Other Considerations When Deciding on a Tie
A suit jacket can sometimes make or break the decision to wear a tie. Not every jacket is created the same, and some are intended to be worn with a tie while others aren’t.
The tie bar, a metal clasp that clips to tie to the shirt to hold it in position, has also become quite popular in formal events such as weddings. It adds an element of solemnity to the look and keeps the long tie (not the bow tie) firmly in place.
Footwear, too, plays a part in determining how formal your look will be. Sneakers and loafers could be seen as more relaxed. Sneakers and a suit, while traditionally seen as tacky and tasteless, nowadays are welcome at certain events and create a rebellious look.

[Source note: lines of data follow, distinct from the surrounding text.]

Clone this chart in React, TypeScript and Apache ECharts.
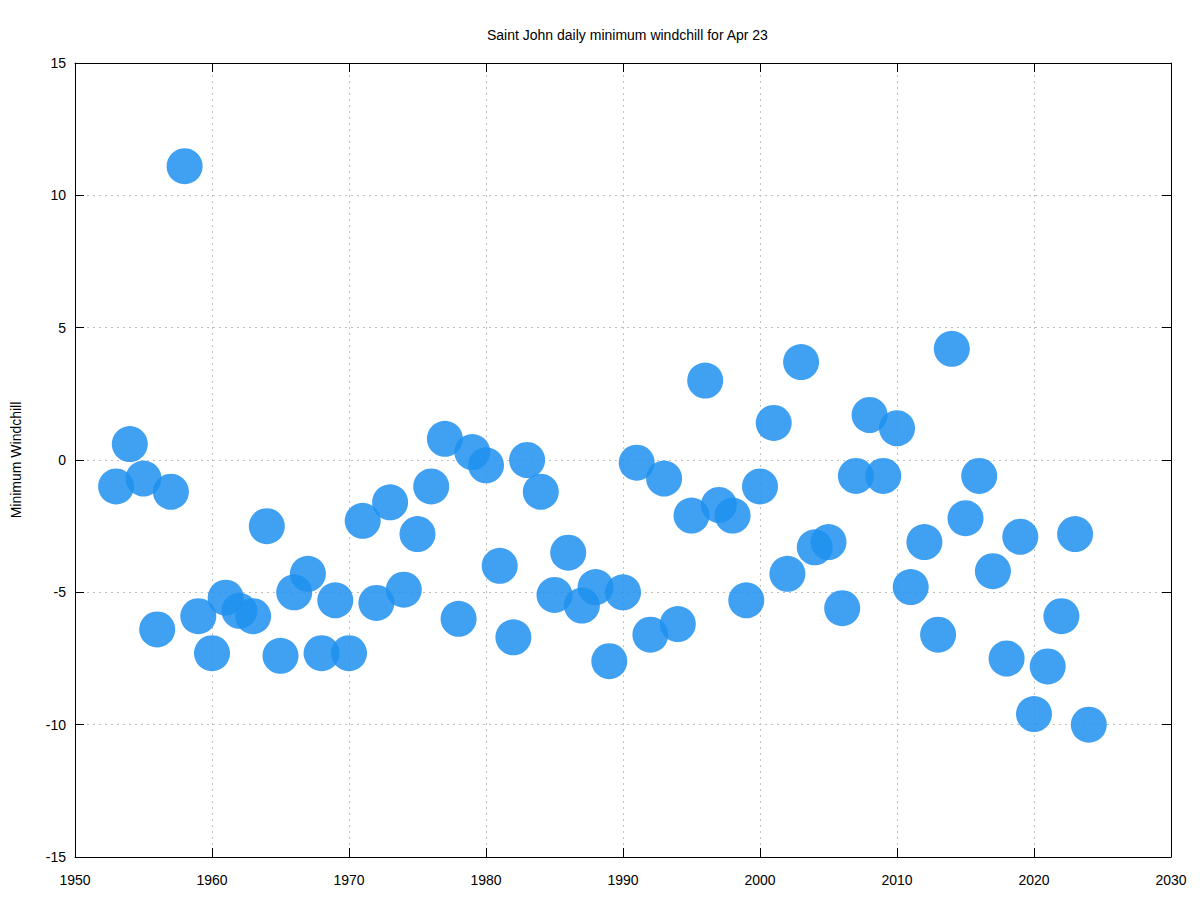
import React, { useEffect, useRef } from "react";
import * as echarts from "echarts";

const years = [
  1953, 1954, 1955, 1956, 1957, 1958, 1959, 1960, 1961, 1962, 1963, 1964, 1965, 1966, 1967, 1968,
  1969, 1970, 1971, 1972, 1973, 1974, 1975, 1976, 1977, 1978, 1979, 1980, 1981, 1982, 1983, 1984,
  1985, 1986, 1987, 1988, 1989, 1990, 1991, 1992, 1993, 1994, 1995, 1996, 1997, 1998, 1999, 2000,
  2001, 2002, 2003, 2004, 2005, 2006, 2007, 2008, 2009, 2010, 2011, 2012, 2013, 2014, 2015, 2016,
  2017, 2018, 2019, 2020, 2021, 2022, 2023, 2024,
];
const windchill = [
  -1.0, 0.6, -0.7, -6.4, -1.2, 11.1, -5.9, -7.3, -5.2, -5.7, -5.9, -2.5, -7.4, -5.0, -4.3, -7.3,
  -5.3, -7.3, -2.3, -5.4, -1.6, -4.9, -2.8, -1.0, 0.8, -6.0, 0.3, -0.2, -4.0, -6.7, 0.0, -1.2,
  -5.1, -3.5, -5.5, -4.8, -7.6, -5.0, -0.1, -6.6, -0.7, -6.2, -2.1, 3.0, -1.7, -2.1, -5.3, -1.0,
  1.4, -4.3, 3.7, -3.3, -3.1, -5.6, -0.6, 1.7, -0.6, 1.2, -4.8, -3.1, -6.6, 4.2, -2.2, -0.6,
  -4.2, -7.5, -2.9, -9.6, -7.8, -5.9, -2.8, -10.0,
];

const titleText = "Saint John daily minimum windchill for Apr 23";
const yAxisName = "Minimum Windchill";

export default function App() {
  const ref = useRef<HTMLDivElement>(null);
  useEffect(() => {
    if (!ref.current) return;
    const chart = echarts.init(ref.current, undefined, { renderer: "svg" });
    const font = "Liberation Sans, Arial, Helvetica, sans-serif";
    const gridLine = { show: true, lineStyle: { color: "#c0c0c0", type: [2, 4] as any, width: 1 } };
    const axisLine = { show: true, onZero: false, lineStyle: { color: "#000", width: 1 } };
    const tick = { show: true, inside: true, length: 9, lineStyle: { color: "#000", width: 1 } };
    chart.setOption({
      animation: false,
      backgroundColor: "#fff",
      title: {
        text: titleText,
        left: 482,
        top: 23,
        textStyle: { fontFamily: font, fontSize: 14, fontWeight: "normal", color: "#000" },
      },
      grid: { left: 75, right: 29, top: 63, bottom: 43, containLabel: false },
      xAxis: [
        {
          type: "value",
          min: 1950,
          max: 2030,
          interval: 10,
          position: "bottom",
          axisLine,
          axisTick: tick,
          splitLine: gridLine,
          axisLabel: {
            fontFamily: font,
            fontSize: 14,
            color: "#000",
            margin: 16,
            formatter: (v: number) => String(v),
          },
        },
        {
          type: "value",
          min: 1950,
          max: 2030,
          interval: 10,
          position: "top",
          axisLine,
          axisTick: tick,
          splitLine: { show: false },
          axisLabel: { show: false },
        },
      ],
      yAxis: [
        {
          type: "value",
          min: -15,
          max: 15,
          interval: 5,
          position: "left",
          name: yAxisName,
          nameLocation: "middle",
          nameGap: 52,
          nameRotate: 90,
          nameTextStyle: { fontFamily: font, fontSize: 14, color: "#000" },
          axisLine,
          axisTick: tick,
          splitLine: gridLine,
          axisLabel: { fontFamily: font, fontSize: 14, color: "#000", margin: 9 },
        },
        {
          type: "value",
          min: -15,
          max: 15,
          interval: 5,
          position: "right",
          axisLine,
          axisTick: tick,
          splitLine: { show: false },
          axisLabel: { show: false },
        },
      ],
      series: [
        {
          type: "scatter",
          xAxisIndex: 0,
          yAxisIndex: 0,
          symbol: "circle",
          symbolSize: 36,
          itemStyle: { color: "#1e90f0", opacity: 0.85 },
          data: years.map((y, i) => [y, windchill[i]]),
        },
      ],
    });
    return () => chart.dispose();
  }, []);
  return (
    <div
      ref={ref}
      style={{ position: "absolute", left: 0, top: 0, width: 1200, height: 900 }}
    />
  );
}
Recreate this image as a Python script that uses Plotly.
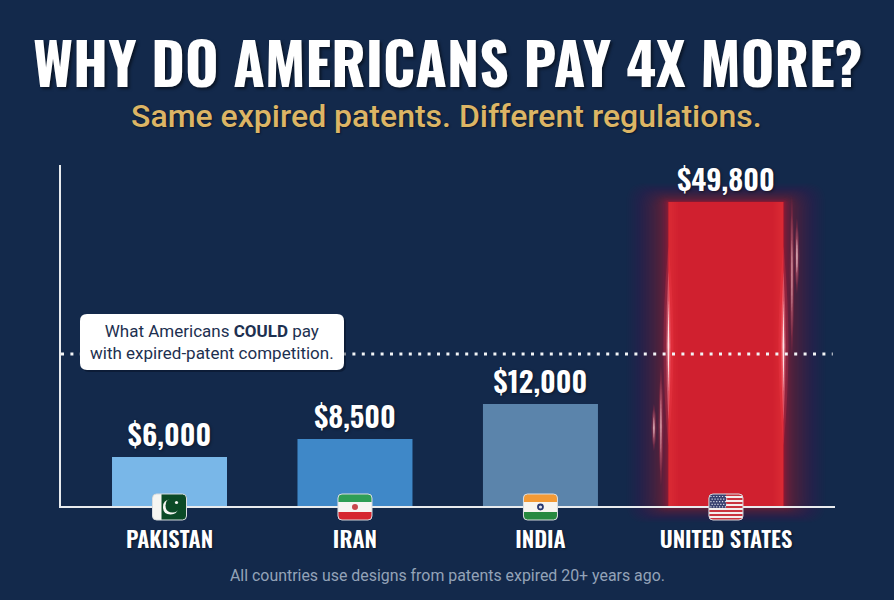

Dos and Don’ts of Wedding Attire
The rule of thumb for wearing a tie to a wedding is this: err on the side of caution. If there’s any doubt as to the level of dress code the hosts expect for an event or occasion, pick the smarter option and opt for the tie if you’re comfortable with it. It’s better to be slightly overdressed than underdressed for a formal event.
Explicitly casual or themed events are naturally an exception, but the hosts must clarify if that’s the case. And if you go without a tie, ensure your other clothes fit the event’s formality.
Making Your Final Decision
When considering wearing a tie, go with what feels comfortable for you. Trust your instincts, but err on formality when you find no clues otherwise. Checking in with the couple and the wedding party for guidance can be smart if you need extra reassurance. Ultimately, trust yourself and your instincts — you should feel confident that your look is appropriate. If you’re ready to pick something formal and could use a helping hand, tuxedo and suit rentals like Generation Tux are excellent places to bring together attire that fits you perfectly and will dazzle the party.
The Right Attire
Should you rock a tie, or will it feel too stuffy? So many questions may come to mind before getting ready for someone’s wedding party. It all depends on the event’s dress code, its location, and your role in the celebration. Ultimately, you want to ensure you look fabulous while still feeling comfortable.